En enero de 2020, poco antes de que empezara la pandemia de COVID-19, un hombre de 56 años acudió a una clínica de Boston. Pero el motivo de su consulta no era una afección respiratoria, sino cutánea: tenía unas erupciones en la piel que se habían extendido por todo el brazo izquierdo.

Lo que parecía un simple sarpullido se convirtió en algo más grave. El dolor era insoportable y ya no solo afectaba a un brazo, sino que se había extendido por todas las extremidades. Los médicos tuvieron que extirpar el tejido necrosado, pero no encontraban el motivo de su dolencia.

Tras realizar un estudio de anatomía patológica descubrieron que el culpable era una combinación de bacterias, entre ellas una especialmente nociva y resistente a todo tipo de antibióticos. Los doctores hicieron cuanto pudieron para ayudar al paciente, pero la infección no remitía. Su vida corría serio peligro, pero todavía quedaba una última oportunidad… 

Finalmente el equipo médico decidió in extremis administrarle un tratamiento de choque. No se trataba de ningún nuevo antibiótico, sino de un virus devorador de bacterias. Y dio resultado.

Contra todo pronóstico, el paciente se recuperó, y el caso sirvió de modelo para una investigación publicada hace 2 años en la revista Nature sobre la eficacia del uso de virus para aplacar las bacterias resistentes a estos medicamentos.
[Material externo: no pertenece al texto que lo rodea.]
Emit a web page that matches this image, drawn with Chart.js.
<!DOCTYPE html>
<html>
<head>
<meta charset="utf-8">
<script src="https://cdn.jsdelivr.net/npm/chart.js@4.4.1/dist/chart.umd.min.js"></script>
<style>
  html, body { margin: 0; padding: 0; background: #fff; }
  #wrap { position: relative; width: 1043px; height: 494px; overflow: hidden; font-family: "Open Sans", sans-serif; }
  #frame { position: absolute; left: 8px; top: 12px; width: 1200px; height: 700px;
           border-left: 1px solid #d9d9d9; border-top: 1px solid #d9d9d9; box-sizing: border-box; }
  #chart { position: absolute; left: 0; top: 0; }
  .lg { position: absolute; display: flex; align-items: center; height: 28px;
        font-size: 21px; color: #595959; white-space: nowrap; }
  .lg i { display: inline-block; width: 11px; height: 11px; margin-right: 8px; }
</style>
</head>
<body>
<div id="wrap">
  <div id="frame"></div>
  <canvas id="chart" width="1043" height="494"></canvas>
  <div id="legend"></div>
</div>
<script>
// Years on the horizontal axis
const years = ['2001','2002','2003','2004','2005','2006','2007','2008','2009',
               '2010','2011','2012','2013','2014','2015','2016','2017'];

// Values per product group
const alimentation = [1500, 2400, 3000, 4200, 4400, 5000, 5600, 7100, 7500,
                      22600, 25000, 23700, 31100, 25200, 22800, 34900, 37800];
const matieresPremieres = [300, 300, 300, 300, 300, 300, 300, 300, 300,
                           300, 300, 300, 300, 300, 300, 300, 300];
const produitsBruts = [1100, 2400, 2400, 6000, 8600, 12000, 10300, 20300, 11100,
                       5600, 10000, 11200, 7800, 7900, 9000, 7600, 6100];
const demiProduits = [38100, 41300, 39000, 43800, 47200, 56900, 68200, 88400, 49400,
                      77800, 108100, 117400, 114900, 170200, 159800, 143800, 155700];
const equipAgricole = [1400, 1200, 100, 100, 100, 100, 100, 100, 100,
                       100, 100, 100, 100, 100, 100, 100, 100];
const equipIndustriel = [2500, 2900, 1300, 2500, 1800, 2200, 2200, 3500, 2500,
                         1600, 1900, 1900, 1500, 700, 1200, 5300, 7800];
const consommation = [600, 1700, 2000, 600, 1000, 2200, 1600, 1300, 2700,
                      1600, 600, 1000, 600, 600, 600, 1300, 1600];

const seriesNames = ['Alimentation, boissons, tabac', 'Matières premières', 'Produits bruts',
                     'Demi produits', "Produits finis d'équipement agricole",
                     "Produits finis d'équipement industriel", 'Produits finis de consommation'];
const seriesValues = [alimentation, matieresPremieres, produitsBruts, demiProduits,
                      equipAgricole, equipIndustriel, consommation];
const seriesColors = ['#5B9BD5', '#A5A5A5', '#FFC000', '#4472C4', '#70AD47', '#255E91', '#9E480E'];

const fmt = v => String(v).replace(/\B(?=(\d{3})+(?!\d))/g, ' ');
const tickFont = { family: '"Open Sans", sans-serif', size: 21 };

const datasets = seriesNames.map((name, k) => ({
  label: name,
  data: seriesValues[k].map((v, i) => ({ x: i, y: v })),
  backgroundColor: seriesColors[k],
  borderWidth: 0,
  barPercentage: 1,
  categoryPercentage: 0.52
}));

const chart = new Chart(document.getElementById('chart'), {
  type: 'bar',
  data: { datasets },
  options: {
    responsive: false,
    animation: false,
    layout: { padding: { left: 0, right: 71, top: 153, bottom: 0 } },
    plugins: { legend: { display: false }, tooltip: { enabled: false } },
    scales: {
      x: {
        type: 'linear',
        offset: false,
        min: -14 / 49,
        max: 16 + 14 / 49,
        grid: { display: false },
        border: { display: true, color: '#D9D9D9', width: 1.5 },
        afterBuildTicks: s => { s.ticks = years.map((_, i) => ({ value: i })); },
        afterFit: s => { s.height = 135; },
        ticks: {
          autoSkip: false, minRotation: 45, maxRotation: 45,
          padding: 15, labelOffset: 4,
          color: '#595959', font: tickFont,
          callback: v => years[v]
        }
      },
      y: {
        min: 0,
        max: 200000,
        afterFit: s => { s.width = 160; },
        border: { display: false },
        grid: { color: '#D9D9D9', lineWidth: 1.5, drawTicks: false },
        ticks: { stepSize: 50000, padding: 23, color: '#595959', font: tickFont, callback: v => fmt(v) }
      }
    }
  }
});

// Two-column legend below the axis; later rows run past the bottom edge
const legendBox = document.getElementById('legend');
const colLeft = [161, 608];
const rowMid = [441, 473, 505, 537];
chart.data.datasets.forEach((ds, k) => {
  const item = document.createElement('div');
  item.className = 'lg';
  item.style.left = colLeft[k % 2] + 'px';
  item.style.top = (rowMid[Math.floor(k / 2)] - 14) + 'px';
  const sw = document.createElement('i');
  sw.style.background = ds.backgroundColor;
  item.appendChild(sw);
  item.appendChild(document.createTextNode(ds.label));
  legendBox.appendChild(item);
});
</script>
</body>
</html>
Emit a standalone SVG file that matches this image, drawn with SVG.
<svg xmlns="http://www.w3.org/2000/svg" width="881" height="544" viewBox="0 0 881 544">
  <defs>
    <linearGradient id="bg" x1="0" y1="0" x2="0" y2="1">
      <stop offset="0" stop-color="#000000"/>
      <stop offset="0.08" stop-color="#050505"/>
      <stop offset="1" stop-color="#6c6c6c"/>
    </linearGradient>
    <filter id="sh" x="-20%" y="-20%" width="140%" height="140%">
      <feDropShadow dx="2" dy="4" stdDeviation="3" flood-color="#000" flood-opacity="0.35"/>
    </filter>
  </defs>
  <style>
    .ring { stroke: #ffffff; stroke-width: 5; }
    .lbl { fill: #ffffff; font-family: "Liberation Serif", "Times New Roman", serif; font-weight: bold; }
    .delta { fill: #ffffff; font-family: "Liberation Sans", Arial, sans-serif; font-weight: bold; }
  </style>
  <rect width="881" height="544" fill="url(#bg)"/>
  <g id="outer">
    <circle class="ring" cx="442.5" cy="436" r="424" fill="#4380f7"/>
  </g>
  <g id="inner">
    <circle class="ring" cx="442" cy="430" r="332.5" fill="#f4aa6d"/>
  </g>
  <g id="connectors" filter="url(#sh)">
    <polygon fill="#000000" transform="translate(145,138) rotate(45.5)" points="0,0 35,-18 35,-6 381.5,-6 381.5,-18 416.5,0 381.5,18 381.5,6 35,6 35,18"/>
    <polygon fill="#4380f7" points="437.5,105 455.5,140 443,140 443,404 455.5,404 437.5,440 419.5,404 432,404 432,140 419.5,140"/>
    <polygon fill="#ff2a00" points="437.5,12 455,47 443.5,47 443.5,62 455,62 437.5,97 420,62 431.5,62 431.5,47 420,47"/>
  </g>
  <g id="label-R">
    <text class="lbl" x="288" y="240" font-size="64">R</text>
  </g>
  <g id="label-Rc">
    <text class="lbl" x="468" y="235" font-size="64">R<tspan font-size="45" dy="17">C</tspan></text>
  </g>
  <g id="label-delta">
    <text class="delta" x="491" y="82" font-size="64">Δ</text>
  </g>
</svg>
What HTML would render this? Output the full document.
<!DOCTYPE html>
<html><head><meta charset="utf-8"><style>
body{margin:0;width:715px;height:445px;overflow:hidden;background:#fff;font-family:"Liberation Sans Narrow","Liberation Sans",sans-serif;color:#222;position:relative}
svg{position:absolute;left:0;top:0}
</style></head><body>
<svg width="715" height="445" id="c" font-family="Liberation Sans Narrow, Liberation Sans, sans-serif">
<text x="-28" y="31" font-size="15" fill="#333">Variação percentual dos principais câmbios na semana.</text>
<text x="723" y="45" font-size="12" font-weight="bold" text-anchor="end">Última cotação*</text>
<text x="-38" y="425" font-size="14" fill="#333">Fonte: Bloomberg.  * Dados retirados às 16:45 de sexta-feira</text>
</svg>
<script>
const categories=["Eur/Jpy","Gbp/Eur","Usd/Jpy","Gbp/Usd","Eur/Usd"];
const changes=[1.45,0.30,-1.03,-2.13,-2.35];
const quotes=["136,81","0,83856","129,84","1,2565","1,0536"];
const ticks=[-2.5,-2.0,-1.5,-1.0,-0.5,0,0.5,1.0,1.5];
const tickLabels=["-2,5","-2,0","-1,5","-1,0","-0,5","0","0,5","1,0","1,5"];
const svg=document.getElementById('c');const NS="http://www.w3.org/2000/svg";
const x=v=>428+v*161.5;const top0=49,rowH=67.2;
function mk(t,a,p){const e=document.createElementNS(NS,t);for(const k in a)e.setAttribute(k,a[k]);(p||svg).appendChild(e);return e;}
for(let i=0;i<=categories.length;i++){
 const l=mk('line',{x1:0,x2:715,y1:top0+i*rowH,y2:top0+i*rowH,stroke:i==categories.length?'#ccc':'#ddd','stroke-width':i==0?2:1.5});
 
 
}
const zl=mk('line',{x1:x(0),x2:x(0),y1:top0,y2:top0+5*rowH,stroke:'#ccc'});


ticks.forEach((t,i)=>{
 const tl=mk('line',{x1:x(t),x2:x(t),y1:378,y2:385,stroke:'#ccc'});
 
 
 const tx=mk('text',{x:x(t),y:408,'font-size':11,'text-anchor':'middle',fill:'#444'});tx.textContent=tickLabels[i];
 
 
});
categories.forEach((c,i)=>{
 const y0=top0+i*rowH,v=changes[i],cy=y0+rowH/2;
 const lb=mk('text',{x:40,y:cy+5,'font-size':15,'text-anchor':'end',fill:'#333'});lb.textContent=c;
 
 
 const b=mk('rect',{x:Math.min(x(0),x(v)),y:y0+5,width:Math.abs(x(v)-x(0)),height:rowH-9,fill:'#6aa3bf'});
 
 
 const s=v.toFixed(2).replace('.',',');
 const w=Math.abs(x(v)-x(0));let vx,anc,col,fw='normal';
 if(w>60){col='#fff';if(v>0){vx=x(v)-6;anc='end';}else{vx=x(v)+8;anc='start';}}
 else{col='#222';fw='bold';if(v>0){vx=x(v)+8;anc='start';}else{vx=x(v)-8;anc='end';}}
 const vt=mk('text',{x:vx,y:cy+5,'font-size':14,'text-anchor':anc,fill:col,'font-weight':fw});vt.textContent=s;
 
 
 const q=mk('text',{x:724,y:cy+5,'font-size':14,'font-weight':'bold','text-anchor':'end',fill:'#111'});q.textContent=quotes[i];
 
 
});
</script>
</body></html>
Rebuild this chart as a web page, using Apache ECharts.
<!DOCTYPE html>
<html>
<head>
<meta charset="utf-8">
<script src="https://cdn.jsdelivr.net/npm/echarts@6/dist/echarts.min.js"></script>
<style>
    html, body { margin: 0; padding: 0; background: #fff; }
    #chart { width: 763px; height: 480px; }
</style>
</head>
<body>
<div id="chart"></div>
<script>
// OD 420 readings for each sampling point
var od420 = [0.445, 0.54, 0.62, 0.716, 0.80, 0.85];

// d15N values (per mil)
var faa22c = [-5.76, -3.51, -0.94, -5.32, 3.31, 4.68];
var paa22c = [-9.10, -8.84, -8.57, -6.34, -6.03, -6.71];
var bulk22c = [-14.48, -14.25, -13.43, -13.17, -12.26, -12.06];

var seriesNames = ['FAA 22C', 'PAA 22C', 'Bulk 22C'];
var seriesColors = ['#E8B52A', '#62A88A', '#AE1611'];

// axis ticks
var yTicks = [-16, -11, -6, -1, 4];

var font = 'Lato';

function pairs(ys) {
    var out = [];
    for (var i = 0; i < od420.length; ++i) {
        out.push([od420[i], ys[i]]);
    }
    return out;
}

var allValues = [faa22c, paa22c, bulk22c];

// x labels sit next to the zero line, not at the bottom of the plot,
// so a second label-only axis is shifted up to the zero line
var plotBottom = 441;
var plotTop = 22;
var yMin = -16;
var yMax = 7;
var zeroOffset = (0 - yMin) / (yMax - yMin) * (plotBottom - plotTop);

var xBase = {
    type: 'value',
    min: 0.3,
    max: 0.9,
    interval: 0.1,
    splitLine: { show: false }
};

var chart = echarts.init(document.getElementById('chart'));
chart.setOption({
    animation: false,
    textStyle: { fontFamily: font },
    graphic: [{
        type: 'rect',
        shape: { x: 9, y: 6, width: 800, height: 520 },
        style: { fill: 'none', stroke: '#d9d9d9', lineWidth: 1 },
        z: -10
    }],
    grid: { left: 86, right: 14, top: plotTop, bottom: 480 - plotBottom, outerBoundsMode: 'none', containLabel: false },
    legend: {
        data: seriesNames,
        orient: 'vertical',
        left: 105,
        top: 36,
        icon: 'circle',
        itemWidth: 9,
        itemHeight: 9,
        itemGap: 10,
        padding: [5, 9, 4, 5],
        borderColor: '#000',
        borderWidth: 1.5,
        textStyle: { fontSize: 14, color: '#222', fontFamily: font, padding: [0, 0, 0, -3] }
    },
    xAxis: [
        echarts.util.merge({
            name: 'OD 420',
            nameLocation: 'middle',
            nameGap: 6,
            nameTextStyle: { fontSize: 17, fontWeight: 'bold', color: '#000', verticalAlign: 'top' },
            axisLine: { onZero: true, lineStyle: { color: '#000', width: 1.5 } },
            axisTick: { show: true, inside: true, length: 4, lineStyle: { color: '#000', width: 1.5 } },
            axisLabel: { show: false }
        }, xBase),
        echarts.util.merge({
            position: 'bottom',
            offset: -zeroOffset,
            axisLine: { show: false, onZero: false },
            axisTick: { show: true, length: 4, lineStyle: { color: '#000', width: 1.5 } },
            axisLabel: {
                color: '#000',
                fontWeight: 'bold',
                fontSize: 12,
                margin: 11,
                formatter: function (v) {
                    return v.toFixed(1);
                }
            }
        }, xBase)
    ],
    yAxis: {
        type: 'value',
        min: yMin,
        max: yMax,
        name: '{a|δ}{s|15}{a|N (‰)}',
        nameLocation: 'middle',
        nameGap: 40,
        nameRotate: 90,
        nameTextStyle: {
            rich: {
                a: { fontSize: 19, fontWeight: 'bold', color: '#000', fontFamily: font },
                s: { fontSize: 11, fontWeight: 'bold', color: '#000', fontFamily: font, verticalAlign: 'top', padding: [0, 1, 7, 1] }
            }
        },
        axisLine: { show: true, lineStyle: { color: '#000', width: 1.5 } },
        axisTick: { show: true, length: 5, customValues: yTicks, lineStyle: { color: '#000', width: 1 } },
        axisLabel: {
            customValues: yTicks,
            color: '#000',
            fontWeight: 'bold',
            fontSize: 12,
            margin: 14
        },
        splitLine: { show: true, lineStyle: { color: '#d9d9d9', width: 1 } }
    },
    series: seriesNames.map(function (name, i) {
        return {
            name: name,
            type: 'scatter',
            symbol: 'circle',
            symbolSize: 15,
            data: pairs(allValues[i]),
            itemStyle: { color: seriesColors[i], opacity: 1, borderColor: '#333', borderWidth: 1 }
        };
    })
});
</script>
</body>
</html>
Estos virus, llamados bacteriófagos, o simplemente fagos, ya eran conocidos anteriormente por la comunidad científica, pero hasta hace poco no se había estudiado cómo usarlos para combatir infecciones.

Tienen muchos puntos a favor, y es que son muy abundantes. Además, son completamente inocuos para los seres humanos. Pero el inconveniente es que son extremadamente selectos, pues solo se alimentan de un tipo específico de bacteria, por lo que es difícil dar con el virus adecuado para combatir una infección.

Sin embargo, sabemos que son seguros y eficaces. En 2022 un estudio publicado en la revista Clinical Infectious Diseases en el que participaron investigadores del hospital Vall d’Hebron de Barcelona concluyó que más del 50% de los pacientes a quienes les habían administrado este tratamiento vírico presentaron mejoras significativas. Además, ninguno de ellos manifestó síntomas de rechazo.

El problema son los pocos virus disponibles. Por ello será crucial que, a medida que se vayan probando, nuevos patógenos engrosen las librerías víricas existentes. Todo esfuerzo es poco para combatir un peligro acuciante que no deberíamos pasar por alto, y es que la OMS estima que las superbacterias causan alrededor de unas 700.000 muertes al año, una cifra que podría multiplicarse hasta alcanzar los 10 millones de decesos en 2050. Poca broma.